On Fri, May 2, 2014 at 2:13 PM, Junio C Hamano <gits...@pobox.com> wrote:
> Your earlier long-hand, together with the two examples that pulls
> into the same "maint" branch Brian gave us, may give us a better
> starting points to think about a saner way.
> To me, the problem sounds like:
>     Tutorials of Git often says "use 'git pull' to catch up your
>     branch with your upstream work and then 'git push' back" (and
>     worse yet, 'git push' that does not fast-forward suggests doing
>     so), but 'git pull' that creates a merge in a wrong direction is
>     not the right thing for many people.

Yes, that's a good portion of the problem.

> And proposed solutions range from "let's write 'pull' off as a
> failed experiment" to "let's forbid any merge made by use of 'pull'
> by default, because it is likely that merge may be in reverse".

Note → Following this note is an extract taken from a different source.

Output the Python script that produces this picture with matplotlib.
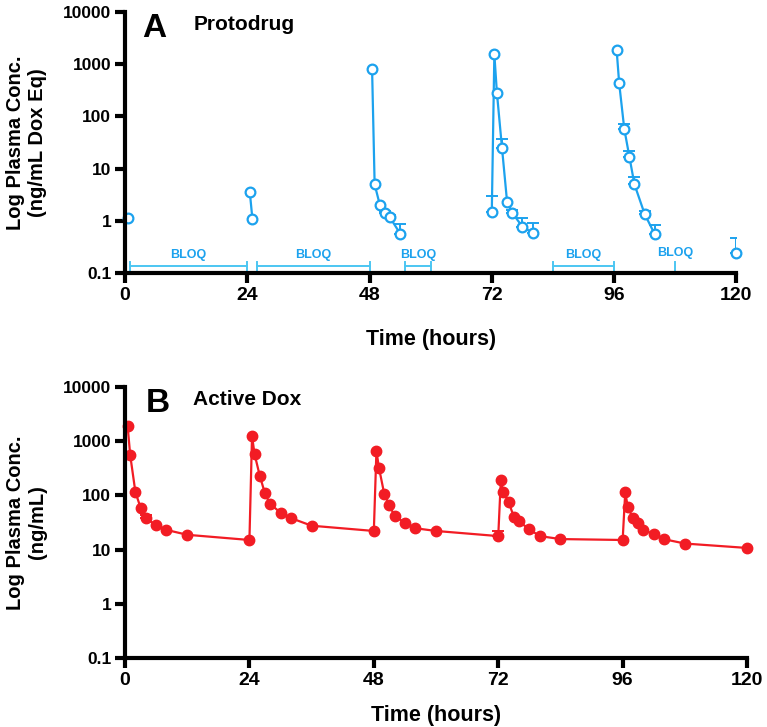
import numpy as np
import matplotlib
matplotlib.use("Agg")
import matplotlib.pyplot as plt

# ---------------- Data ----------------
# Panel A: Protodrug (ng/mL Dox Eq); groups separate connected segments
protodrug_time = [0.5, 24.5, 25, 48.5, 49, 50, 51, 52, 54,
                  72, 72.5, 73, 74, 75, 76, 78, 80,
                  96.5, 97, 98, 99, 100, 102, 104, 120]
protodrug_conc = [1.15, 3.5, 1.1, 800, 5.0, 2.05, 1.38, 1.16, 0.57,
                  1.5, 1550, 285, 25, 2.3, 1.43, 0.77, 0.59,
                  1900, 435, 58, 17, 5.0, 1.35, 0.55, 0.24]
protodrug_group = [0, 1, 1, 2, 2, 2, 2, 2, 2,
                   3, 3, 3, 3, 3, 3, 3, 3,
                   4, 4, 4, 4, 4, 4, 4, 5]
protodrug_err = [0, 0, 0, 0, 0, 0, 0.15, 0.12, 0.28,
                 1.5, 0, 0, 12, 0, 0.17, 0.37, 0.31,
                 0, 0, 12, 5, 1.8, 0.2, 0.29, 0.23]

# BLOQ intervals (hours)
bloq_start = [1, 26, 55, 84, 108]
bloq_end = [24, 48, 60, 96, 108]

# Panel B: Active Dox (ng/mL)
dox_time = [0.5, 1, 2, 3, 4, 6, 8, 12, 24,
            24.5, 25, 26, 27, 28, 30, 32, 36, 48,
            48.5, 49, 50, 51, 52, 54, 56, 60, 72,
            72.5, 73, 74, 75, 76, 78, 80, 84, 96,
            96.5, 97, 98, 99, 100, 102, 104, 108, 120]
dox_conc = [1900, 550, 115, 59, 38, 28, 23, 18.7, 15,
            1230, 570, 228, 108, 69, 48, 38, 27.5, 22,
            650, 318, 107, 65, 42, 31, 24.7, 22, 17.7,
            191, 113, 75, 40.4, 33, 23.6, 17.7, 15.6, 15,
            115, 60, 38.3, 31, 22.6, 19.5, 15.5, 12.9, 10.7]
dox_err = [0, 0, 0, 0, 6, 0, 0, 0, 0,
           0, 0, 0, 0, 0, 0, 0, 0, 0,
           0, 0, 0, 0, 0, 0, 0, 0, 4,
           0, 0, 0, 0, 0, 0, 0, 0, 0,
           0, 0, 0, 0, 0, 0, 0, 0, 0]

x_ticks = [0, 24, 48, 72, 96, 120]
y_ticks = [0.1, 1, 10, 100, 1000, 10000]
y_ticklabels = ["0.1", "1", "10", "100", "1000", "10000"]

# ---------------- Style ----------------
plt.rcParams['font.family'] = ['Liberation Sans', 'DejaVu Sans']
plt.rcParams['font.weight'] = 'bold'
BLUE = "#1ca2ee"
LIGHT_BLUE = "#4cc6f2"
RED = "#f21c24"

fig = plt.figure(figsize=(7.67, 7.27), dpi=100)
axA = fig.add_axes([0.163, 0.6245, 0.797, 0.359])
axB = fig.add_axes([0.163, 0.0949, 0.811, 0.373])


def style_axis(ax):
    ax.set_yscale('log')
    ax.set_xlim(0, 120)
    ax.set_ylim(0.1, 10000)
    for s in ['top', 'right']:
        ax.spines[s].set_visible(False)
    for s in ['left', 'bottom']:
        ax.spines[s].set_linewidth(3.0)
    ax.set_xticks(x_ticks)
    ax.set_xticklabels([str(t) for t in x_ticks], fontsize=14, fontweight='bold')
    ax.set_yticks(y_ticks)
    ax.set_yticklabels(y_ticklabels, fontsize=12.5, fontweight='bold')
    ax.yaxis.set_minor_locator(matplotlib.ticker.NullLocator())
    ax.tick_params(axis='both', which='major', length=7, width=3, direction='out', pad=3)
    ax.set_xlabel("Time (hours)", fontsize=15.5, fontweight='bold')
    for spine in ax.spines.values():
        spine.set_zorder(5)


# ---- Panel A ----
style_axis(axA)
axA.xaxis.set_label_coords(0.5, -0.215)
t = np.array(protodrug_time)
c = np.array(protodrug_conc)
g = np.array(protodrug_group)
e = np.array(protodrug_err)
for gid in np.unique(g):
    m = g == gid
    axA.plot(t[m], c[m], color=BLUE, lw=1.6, zorder=3)
mask = e > 0
axA.errorbar(t[mask], c[mask], yerr=[np.zeros(mask.sum()), e[mask]], fmt='none',
             ecolor=BLUE, elinewidth=1.4, capsize=4.5, capthick=1.4, zorder=3)
axA.plot(t, c, 'o', ms=7, mfc='white', mec=BLUE, mew=1.6, ls='none', zorder=4,
         clip_on=False)

bloq_y = 0.135
for s0, s1 in zip(bloq_start, bloq_end):
    if s1 > s0:
        axA.plot([s0, s1], [bloq_y, bloq_y], color=LIGHT_BLUE, lw=1.4, zorder=2)
        axA.plot([s0, s0], [bloq_y / 1.22, bloq_y * 1.22], color=LIGHT_BLUE, lw=1.4, zorder=2)
        axA.plot([s1, s1], [bloq_y / 1.22, bloq_y * 1.22], color=LIGHT_BLUE, lw=1.4, zorder=2)
        axA.text((s0 + s1) / 2, 0.168, "BLOQ", color=BLUE, fontsize=9,
                 fontweight='bold', ha='center', va='bottom')
    else:
        axA.plot([s0, s0], [bloq_y / 1.22, bloq_y * 1.22], color=LIGHT_BLUE, lw=1.4, zorder=2)
        axA.text(s0, 0.185, "BLOQ", color=BLUE, fontsize=9,
                 fontweight='bold', ha='center', va='bottom')

axA.set_ylabel("Log Plasma Conc.\n(ng/mL Dox Eq)", fontsize=14.5, fontweight='bold',
               linespacing=1.2)
axA.yaxis.set_label_coords(-0.128, 0.5)
axA.text(0.028, 0.995, "A", transform=axA.transAxes, fontsize=24, fontweight='bold',
         va='top', ha='left')
axA.text(0.112, 0.99, "Protodrug", transform=axA.transAxes, fontsize=15, fontweight='bold',
         va='top', ha='left')

# ---- Panel B ----
style_axis(axB)
axB.xaxis.set_label_coords(0.5, -0.175)
dt = np.array(dox_time)
dc = np.array(dox_conc)
de = np.array(dox_err)
axB.plot(dt, dc, color=RED, lw=1.6, zorder=3)
mk = de > 0
axB.errorbar(dt[mk], dc[mk], yerr=[np.zeros(mk.sum()), de[mk]], fmt='none',
             ecolor=RED, elinewidth=1.4, capsize=4.5, capthick=1.4, zorder=3)
axB.plot(dt, dc, 'o', ms=7.5, color=RED, ls='none', zorder=4, clip_on=False)

axB.set_ylabel("Log Plasma Conc.\n(ng/mL)", fontsize=14.5, fontweight='bold',
               linespacing=1.2)
axB.yaxis.set_label_coords(-0.126, 0.5)
axB.text(0.033, 0.995, "B", transform=axB.transAxes, fontsize=24, fontweight='bold',
         va='top', ha='left')
axB.text(0.109, 0.99, "Active Dox", transform=axB.transAxes, fontsize=15, fontweight='bold',
         va='top', ha='left')

fig.savefig("out.png", dpi=100)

FWIW, at my company, we took another approach.  We introduced a `git
ffwd` command that fetches from all remotes, and fast-forwards all
your local branches that are tracking a remote, and everyone on the
team uses it all the time.  It should be said this team also likes to
use Git bare-metal, because they like knowing how things work
out-of-the-box.  But they all use the command because it's so

I had started making a C version a while back, but never completed it.
 I could take a stab at doing so again, if there's interest.